## DATA ENTRIES
[BEGIN]
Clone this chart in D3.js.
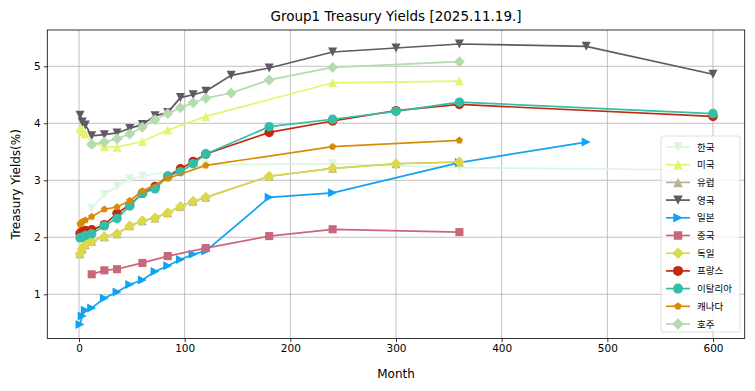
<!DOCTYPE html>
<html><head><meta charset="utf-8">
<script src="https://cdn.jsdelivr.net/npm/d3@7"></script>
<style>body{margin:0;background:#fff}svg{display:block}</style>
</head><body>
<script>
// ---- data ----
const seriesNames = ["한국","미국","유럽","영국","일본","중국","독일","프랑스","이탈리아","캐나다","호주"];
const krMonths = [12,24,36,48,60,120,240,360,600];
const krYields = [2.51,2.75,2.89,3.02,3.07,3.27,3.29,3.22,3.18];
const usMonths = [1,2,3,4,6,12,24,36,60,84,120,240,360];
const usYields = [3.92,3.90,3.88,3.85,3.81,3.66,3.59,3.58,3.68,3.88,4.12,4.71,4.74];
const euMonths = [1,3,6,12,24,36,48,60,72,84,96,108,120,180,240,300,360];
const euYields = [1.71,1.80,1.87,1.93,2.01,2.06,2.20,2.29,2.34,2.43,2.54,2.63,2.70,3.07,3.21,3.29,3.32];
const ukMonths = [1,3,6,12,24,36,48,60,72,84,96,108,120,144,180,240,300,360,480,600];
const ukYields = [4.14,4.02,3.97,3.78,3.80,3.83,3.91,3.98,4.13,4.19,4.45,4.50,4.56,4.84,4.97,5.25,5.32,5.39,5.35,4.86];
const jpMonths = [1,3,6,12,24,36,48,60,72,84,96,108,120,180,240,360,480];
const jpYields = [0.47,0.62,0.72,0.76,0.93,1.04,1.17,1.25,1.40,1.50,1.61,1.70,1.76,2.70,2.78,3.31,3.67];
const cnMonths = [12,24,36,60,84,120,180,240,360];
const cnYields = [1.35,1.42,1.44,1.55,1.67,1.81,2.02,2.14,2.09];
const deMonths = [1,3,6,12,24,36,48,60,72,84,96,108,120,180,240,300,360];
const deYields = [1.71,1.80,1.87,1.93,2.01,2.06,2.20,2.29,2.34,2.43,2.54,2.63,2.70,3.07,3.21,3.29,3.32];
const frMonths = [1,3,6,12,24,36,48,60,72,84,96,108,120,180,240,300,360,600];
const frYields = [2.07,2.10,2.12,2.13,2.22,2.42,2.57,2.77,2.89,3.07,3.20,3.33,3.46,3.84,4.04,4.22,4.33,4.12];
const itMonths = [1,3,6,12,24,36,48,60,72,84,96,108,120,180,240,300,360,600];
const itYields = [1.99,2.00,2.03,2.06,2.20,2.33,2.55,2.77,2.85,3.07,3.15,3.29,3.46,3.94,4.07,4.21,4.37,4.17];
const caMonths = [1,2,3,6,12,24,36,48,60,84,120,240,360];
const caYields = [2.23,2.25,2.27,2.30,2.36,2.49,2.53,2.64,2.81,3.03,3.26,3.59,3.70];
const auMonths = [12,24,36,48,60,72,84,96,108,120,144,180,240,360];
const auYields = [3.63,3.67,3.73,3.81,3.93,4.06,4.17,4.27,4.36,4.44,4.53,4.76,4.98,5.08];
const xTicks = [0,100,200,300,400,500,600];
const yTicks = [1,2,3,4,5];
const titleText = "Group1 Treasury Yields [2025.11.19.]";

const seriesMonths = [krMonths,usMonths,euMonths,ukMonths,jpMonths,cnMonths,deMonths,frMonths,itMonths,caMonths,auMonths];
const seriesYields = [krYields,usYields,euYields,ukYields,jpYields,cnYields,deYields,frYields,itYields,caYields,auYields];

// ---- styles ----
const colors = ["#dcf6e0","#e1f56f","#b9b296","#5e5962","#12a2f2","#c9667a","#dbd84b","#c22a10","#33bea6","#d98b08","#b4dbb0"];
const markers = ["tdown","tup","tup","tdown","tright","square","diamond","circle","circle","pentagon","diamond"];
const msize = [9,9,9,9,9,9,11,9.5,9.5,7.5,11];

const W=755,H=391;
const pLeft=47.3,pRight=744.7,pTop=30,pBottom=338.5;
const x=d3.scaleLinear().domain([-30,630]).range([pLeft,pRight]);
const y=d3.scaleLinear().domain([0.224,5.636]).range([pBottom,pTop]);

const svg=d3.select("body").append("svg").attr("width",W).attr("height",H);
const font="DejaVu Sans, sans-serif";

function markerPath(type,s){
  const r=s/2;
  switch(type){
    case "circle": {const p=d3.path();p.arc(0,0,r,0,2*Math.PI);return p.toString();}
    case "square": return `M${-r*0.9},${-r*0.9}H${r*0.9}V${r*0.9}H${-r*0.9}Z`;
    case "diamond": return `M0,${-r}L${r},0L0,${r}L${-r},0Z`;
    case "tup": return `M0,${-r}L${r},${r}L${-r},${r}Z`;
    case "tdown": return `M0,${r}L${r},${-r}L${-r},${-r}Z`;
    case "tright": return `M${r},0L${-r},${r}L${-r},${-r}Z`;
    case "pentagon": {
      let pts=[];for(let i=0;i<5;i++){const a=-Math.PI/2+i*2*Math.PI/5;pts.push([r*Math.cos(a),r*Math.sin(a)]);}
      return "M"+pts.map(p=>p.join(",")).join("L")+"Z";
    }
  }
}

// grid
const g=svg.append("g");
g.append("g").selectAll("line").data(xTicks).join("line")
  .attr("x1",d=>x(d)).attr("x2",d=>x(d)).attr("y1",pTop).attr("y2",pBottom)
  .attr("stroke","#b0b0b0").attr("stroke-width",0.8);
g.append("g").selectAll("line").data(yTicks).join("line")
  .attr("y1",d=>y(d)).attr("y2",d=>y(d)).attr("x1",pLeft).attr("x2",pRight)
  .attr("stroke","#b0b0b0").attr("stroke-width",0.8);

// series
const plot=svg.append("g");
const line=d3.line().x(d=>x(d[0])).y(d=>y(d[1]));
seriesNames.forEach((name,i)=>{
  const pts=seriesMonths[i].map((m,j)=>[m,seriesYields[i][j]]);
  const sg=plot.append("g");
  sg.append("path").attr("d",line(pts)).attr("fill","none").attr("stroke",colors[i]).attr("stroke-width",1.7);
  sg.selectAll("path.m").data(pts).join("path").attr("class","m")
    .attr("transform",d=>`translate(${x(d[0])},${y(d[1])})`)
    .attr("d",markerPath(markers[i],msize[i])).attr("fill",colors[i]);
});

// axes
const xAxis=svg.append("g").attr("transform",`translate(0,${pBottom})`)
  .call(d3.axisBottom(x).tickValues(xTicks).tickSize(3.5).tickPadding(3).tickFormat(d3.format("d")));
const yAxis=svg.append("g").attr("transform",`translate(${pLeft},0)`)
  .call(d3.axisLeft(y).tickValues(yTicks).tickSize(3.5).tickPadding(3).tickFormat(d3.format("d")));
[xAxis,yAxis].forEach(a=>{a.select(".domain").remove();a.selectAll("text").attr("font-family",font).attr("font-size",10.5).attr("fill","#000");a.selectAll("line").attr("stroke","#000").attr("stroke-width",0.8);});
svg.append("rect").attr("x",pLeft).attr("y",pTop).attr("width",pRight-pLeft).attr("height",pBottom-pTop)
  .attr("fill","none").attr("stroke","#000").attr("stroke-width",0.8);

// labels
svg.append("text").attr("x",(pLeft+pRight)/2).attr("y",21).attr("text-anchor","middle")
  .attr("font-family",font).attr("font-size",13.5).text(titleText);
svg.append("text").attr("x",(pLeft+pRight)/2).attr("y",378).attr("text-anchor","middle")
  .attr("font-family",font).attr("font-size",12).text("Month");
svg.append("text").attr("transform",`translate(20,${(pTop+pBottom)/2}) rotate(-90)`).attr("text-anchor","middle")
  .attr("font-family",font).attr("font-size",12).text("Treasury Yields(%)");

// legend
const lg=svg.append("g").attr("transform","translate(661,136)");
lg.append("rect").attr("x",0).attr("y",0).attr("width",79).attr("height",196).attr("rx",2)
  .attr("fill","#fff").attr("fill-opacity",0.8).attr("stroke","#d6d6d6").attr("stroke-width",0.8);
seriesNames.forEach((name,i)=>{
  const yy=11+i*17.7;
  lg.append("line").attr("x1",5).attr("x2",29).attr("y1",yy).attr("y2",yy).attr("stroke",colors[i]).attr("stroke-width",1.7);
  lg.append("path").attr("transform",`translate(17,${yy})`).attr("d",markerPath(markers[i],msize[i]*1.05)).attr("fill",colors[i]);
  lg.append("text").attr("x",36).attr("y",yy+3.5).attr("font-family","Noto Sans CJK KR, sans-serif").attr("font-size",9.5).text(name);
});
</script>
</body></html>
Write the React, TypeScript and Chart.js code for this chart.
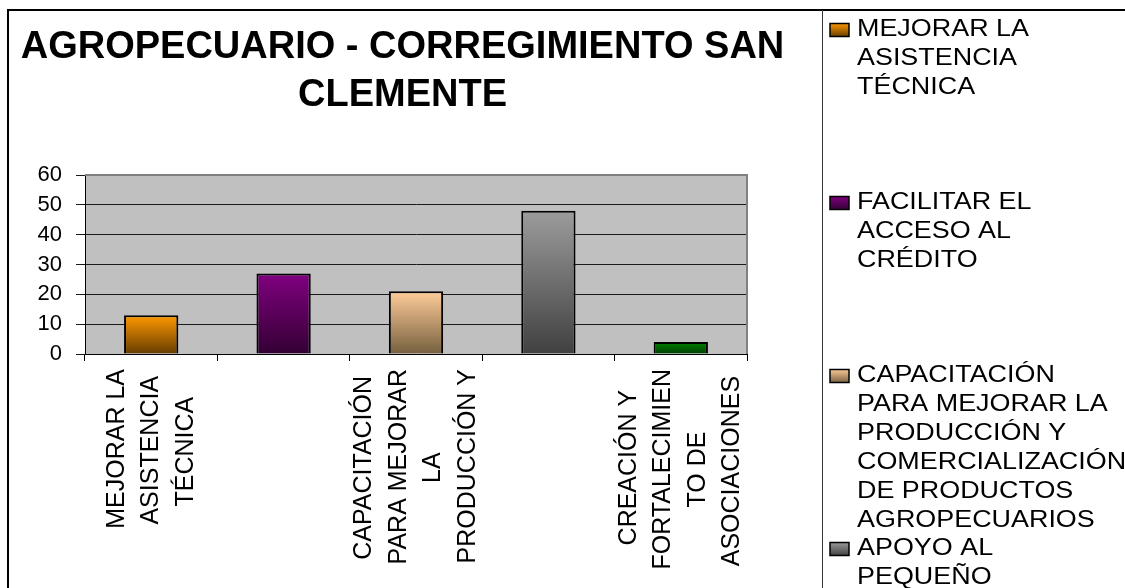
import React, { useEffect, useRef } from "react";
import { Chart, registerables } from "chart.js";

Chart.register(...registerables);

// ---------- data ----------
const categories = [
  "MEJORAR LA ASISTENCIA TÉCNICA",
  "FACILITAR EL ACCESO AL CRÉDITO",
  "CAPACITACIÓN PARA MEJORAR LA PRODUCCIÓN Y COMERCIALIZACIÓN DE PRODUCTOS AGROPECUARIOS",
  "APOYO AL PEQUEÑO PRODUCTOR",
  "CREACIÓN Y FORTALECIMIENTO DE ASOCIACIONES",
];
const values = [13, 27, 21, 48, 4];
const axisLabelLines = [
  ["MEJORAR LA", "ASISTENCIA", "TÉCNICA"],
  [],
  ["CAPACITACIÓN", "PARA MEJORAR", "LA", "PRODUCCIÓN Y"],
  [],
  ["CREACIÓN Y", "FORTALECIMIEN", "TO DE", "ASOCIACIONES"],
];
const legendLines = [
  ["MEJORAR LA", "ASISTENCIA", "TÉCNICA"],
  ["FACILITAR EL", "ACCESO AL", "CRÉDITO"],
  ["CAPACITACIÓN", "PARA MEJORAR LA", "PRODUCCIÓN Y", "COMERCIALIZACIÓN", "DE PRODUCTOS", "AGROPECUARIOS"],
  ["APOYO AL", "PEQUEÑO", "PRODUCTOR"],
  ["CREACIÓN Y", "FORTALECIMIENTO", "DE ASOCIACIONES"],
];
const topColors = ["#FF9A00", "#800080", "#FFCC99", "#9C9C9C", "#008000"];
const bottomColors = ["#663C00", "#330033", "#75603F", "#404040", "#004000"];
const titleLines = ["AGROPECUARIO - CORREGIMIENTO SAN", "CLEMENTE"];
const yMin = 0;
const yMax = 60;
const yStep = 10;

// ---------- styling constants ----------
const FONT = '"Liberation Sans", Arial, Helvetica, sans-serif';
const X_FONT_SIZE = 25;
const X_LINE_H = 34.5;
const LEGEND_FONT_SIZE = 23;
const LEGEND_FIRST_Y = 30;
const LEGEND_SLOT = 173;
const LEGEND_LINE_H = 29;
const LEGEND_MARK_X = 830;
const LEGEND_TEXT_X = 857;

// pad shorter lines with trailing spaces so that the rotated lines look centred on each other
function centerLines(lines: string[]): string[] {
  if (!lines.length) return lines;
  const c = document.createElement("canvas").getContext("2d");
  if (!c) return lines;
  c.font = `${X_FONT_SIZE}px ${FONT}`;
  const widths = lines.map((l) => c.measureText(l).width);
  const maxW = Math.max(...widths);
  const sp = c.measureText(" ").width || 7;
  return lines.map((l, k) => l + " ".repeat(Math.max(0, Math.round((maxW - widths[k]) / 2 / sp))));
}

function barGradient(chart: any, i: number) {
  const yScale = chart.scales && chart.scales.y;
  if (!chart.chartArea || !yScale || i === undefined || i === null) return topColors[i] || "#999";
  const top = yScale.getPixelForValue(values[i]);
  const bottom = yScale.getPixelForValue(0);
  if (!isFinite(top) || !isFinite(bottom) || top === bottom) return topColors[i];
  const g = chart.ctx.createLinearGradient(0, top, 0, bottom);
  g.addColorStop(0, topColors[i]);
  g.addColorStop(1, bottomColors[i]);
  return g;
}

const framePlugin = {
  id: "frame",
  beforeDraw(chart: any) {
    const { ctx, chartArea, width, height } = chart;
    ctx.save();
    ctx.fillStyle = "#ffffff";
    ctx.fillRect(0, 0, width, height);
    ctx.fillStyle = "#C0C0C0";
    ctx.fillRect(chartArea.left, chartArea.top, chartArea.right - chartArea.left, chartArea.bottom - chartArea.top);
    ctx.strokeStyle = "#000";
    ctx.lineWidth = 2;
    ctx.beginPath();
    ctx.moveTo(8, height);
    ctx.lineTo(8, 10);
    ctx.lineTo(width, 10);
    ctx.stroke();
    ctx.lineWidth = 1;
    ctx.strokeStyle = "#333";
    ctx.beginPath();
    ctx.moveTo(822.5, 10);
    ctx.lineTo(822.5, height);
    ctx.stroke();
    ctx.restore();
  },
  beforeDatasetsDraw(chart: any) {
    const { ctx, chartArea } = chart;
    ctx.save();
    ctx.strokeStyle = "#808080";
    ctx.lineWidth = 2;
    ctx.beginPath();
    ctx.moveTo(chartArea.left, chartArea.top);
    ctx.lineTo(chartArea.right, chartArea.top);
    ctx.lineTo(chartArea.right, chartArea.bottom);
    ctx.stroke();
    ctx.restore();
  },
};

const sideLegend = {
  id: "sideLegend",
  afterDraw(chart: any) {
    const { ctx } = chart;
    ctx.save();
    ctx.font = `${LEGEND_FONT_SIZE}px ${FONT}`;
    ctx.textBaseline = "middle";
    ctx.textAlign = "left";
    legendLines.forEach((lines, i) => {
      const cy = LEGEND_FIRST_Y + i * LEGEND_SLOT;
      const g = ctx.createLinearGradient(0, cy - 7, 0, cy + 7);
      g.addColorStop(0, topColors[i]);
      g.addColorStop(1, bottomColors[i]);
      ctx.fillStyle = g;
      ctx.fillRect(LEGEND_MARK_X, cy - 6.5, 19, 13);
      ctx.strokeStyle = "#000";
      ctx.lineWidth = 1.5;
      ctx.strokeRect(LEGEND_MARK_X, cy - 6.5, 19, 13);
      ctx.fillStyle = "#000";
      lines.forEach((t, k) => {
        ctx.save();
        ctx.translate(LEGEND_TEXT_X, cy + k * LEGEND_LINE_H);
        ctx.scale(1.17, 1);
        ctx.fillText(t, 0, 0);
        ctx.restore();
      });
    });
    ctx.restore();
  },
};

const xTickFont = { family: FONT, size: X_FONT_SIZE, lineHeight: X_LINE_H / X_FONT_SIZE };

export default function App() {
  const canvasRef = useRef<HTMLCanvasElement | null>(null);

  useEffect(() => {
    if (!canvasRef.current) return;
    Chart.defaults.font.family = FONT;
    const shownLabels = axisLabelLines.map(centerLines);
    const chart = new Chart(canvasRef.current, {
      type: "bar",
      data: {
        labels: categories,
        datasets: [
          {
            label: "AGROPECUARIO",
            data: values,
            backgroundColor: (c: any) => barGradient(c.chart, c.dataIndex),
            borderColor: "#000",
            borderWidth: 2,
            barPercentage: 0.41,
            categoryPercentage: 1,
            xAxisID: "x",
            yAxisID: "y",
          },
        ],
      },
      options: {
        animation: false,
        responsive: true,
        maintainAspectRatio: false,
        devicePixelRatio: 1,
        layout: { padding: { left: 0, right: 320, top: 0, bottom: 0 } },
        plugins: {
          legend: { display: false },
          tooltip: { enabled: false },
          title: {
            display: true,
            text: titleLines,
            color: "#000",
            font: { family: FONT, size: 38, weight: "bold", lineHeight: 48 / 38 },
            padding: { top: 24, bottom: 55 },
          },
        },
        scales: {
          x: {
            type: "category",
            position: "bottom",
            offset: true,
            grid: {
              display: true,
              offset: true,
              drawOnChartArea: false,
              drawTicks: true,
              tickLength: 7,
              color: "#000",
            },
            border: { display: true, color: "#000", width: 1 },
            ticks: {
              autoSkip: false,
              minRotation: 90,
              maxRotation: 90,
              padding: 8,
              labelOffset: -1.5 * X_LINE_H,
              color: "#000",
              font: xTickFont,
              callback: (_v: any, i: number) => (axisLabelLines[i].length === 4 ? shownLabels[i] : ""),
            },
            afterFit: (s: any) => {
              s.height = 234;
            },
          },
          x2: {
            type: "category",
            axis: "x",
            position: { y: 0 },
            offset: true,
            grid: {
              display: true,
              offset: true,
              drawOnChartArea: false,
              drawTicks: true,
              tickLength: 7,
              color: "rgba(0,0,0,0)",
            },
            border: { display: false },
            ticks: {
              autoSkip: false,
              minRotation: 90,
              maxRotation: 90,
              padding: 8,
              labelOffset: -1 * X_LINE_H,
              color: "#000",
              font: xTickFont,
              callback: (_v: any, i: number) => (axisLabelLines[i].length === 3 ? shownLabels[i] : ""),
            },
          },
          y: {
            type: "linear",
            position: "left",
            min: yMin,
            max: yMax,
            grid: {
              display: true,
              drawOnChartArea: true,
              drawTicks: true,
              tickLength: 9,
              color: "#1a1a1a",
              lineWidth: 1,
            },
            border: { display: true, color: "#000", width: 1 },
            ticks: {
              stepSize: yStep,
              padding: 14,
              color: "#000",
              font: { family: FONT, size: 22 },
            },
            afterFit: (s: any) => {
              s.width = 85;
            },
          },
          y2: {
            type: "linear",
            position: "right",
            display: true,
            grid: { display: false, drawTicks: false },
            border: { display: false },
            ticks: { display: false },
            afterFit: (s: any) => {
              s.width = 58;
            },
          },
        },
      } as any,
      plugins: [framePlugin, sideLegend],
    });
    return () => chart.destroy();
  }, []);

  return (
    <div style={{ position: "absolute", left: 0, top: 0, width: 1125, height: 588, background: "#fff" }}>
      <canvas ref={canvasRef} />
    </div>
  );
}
[END]
## PROBLEM
Include both the line containing "Write the React, TypeScript" and the line containing "Chart.register(...registerables);" when you write out everything between them, exactly. Leave the pictures out.

## ANSWER
Write the React, TypeScript and Chart.js code for this chart.
import React, { useEffect, useRef } from "react";
import { Chart, registerables } from "chart.js";

Chart.register(...registerables);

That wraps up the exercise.